The UK’s commitment to reach net zero by 2050 means we will all have to change some aspects of our lives for good. Whether it is giving up petrol and diesel cars, switching to renewable energy or making changes to our homes and offices, everyone will need to do their bit.
ELIMINATING EMISSIONS BY 2050
The government’s long-awaited net zero strategy sets out how the UK plans to halve emissions in little over a decade and eliminate them by 2050. Introducing the strategy, Prime Minister Boris Johnson claims “the United Kingdom is not afraid to lead the charge towards global net zero because history has never been made by those who sit at the back of the class hoping not to be called on.”
Leading this charge will involve decarbonising our power sector by 2035, phasing out the sale of new petrol and diesel vehicles by 2030 and decarbonising the way we heat and power our homes.
The UK has around 30 million buildings, including some of the oldest building stock in Europe, with 20 per cent of homes built before 1919. They are responsible for 17 per cent of our national emissions. Retrofitting them with better insulation, low-carbon heat and clean power sources is an essential part of the country’s journey to net zero.
Newly constructed buildings are far more energy efficient, but 80 per cent of the UK’s 2050 building stock already exists, hence the need for some large-scale retrofitting. A national retrofit programme has the potential to reduce household energy bills by up to £430 a year and create 500,000 green jobs.
London Mayor Sadiq Khan has declared a “retrofit revolution” in the capital to upgrade ageing homes so that social housing landlords can cut carbon emissions and improve the cold, damp housing stock currently on offer.
He hopes the move will also help tackle growing fuel poverty. In London 11.4 per cent of households are fuel poor, in joint place with the West Midlands. Only the North West is worse, with 12.1 per cent of households affected by fuel poverty, according to the Department for Business, Energy & Industrial Strategy.
HOW CAN THE UK REACH ITS RETROFITTING GOALS?
So what does retrofitting actually involve? Modifications to existing buildings to make them more energy efficient can range from small additions to big building projects. From switching to energy-saving lightbulbs to cavity wall insulation, from installing smart meters to putting solar panels on the roof, the possibilities are endless.

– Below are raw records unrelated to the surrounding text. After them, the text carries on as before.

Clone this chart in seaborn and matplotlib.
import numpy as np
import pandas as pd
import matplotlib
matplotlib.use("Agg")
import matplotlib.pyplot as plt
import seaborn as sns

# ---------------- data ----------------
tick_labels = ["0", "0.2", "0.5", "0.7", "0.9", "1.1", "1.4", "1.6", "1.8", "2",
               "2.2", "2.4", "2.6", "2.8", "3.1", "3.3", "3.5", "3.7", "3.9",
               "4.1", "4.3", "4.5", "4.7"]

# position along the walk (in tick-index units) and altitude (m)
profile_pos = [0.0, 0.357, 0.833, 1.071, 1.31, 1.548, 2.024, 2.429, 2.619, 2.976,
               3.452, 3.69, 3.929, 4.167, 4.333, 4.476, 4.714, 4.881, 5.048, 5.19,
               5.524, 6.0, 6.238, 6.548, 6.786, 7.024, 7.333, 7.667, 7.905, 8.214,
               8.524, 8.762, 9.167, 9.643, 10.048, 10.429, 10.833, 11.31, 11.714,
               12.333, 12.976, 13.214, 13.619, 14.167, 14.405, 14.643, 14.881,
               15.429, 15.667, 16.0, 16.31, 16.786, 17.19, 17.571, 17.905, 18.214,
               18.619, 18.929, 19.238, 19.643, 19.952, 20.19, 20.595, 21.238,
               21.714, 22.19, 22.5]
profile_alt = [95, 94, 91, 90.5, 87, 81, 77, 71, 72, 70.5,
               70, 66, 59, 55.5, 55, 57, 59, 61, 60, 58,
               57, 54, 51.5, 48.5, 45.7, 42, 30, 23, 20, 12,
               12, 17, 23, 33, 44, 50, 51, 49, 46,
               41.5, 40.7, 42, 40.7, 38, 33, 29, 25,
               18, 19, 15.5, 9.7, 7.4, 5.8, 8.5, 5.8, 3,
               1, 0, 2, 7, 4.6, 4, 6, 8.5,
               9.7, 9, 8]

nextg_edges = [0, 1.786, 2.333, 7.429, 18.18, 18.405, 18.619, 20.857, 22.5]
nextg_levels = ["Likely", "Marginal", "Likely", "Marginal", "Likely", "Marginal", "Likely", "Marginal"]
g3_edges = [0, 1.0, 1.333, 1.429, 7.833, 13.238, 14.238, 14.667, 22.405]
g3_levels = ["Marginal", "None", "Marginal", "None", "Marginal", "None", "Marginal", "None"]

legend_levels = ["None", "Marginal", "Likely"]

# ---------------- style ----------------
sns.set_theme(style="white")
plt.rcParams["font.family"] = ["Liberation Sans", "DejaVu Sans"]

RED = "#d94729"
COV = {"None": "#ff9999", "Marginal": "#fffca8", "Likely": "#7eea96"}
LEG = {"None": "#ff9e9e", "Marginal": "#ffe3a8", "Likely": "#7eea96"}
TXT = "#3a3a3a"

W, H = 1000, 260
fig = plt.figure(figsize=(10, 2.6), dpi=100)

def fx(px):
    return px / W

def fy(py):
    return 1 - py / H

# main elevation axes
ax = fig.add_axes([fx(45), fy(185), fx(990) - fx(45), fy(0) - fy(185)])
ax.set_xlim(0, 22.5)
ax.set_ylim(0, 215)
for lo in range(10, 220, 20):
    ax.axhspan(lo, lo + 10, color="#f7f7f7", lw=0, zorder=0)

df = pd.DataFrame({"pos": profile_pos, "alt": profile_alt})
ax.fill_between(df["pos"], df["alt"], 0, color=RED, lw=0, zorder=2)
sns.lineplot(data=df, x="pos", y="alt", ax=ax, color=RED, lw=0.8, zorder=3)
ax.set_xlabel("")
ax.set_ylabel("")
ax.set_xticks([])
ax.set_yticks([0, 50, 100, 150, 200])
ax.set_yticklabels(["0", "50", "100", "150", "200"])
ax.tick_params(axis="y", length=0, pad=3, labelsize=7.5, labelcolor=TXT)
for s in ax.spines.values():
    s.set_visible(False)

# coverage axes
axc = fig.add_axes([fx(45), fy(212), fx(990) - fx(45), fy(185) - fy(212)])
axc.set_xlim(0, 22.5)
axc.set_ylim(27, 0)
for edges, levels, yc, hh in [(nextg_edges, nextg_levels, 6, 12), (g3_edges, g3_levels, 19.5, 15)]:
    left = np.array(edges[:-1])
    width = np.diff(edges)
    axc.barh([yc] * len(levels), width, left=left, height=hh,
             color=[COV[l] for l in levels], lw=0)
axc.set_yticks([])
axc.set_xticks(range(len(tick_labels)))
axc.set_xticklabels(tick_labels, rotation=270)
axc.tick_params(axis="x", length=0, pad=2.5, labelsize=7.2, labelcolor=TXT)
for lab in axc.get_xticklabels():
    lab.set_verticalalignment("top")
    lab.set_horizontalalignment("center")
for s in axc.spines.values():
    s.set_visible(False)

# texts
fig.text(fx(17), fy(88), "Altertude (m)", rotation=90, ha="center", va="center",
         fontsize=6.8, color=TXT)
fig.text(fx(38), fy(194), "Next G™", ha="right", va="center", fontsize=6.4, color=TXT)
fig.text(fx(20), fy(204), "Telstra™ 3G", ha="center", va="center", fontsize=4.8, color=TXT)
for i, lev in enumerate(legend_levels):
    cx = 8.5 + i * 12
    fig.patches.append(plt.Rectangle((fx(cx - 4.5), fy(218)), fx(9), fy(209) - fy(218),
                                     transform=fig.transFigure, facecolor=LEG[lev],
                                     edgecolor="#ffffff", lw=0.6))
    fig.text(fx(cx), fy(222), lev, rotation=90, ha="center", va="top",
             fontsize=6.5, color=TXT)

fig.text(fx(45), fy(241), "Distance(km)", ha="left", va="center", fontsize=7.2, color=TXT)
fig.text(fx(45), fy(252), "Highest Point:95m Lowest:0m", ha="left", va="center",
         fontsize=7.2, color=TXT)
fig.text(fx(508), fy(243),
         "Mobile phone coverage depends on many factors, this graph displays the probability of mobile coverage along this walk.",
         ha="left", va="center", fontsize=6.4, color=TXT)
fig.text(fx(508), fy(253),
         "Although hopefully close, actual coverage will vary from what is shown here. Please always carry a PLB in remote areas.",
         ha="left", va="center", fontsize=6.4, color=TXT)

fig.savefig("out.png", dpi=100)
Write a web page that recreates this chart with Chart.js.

One of the government’s central policies is to phase out natural gas boilers in homes and buildings by 2035 at the latest. It plans to support 600,000 heat pump installations a year by 2028, driving down the cost so that they are on a par with traditional gas boilers.
But who is going to carry out all this work? A report by the Green Finance Institute and Bankers for Net Zero, Tooling Up the Green Homes Industry, estimated that to reach net zero by 2050, an estimated 29 million existing homes will need to be retrofitted. That means a million homes a year, every year until 2050, will have to be modified.
That is an enormous task. The report revealed that the majority of companies which carry out this type of work are small and medium-sized businesses. The UK retrofit industry is relatively fragmented compared with some European countries and it is hard to find retrofit managers who can create end-to-end propositions for clients.
One organisation hoping to change this is not-for-profit cooperative RetrofitWorks. Its members include contractors, tradespeople and community groups. The cooperative offers homeowners a Retrofit Coordinator who assesses their house, produces a plan to make it more energy efficient, then works with contractors from the cooperative to oversee the process.
But it is not just housing stock that needs some TLC. Non-domestic building stock currently represents 23 per cent of UK built environment emissions, most of which is caused by fossil fuel heating systems. Heat pumps form a big part of the solution here. The UK Green Building Council’s Net Zero Whole Life Carbon Roadmap advises that 70 per cent of all non-domestic buildings should have heat pump systems by 2045 to reach net zero goals.
THERE’S HOPE FOR THE UK’S BUILDING STOCK
The good news is that retrofit solutions already exist. Organisations such as LETI, a network for built environment professionals in London, have published a Climate Emergency Retrofit Guide. Then there is the EnerPHit standard, which certifies retrofits to the high level required by the Passive House Standard. The Association for Environment Conscious Building also has a Retrofit Standard.
We already have the knowhow, the tools and the certification systems to retrofit the UK’s building stock. What we lack is a clear national retrofit strategy from the government that sets out long-term funding and political commitment to do this. The construction industry and consumers need to know that retrofitting is not just the latest trend, soon to be forgotten: it is the key to unlocking our ability to reach net zero by 2050.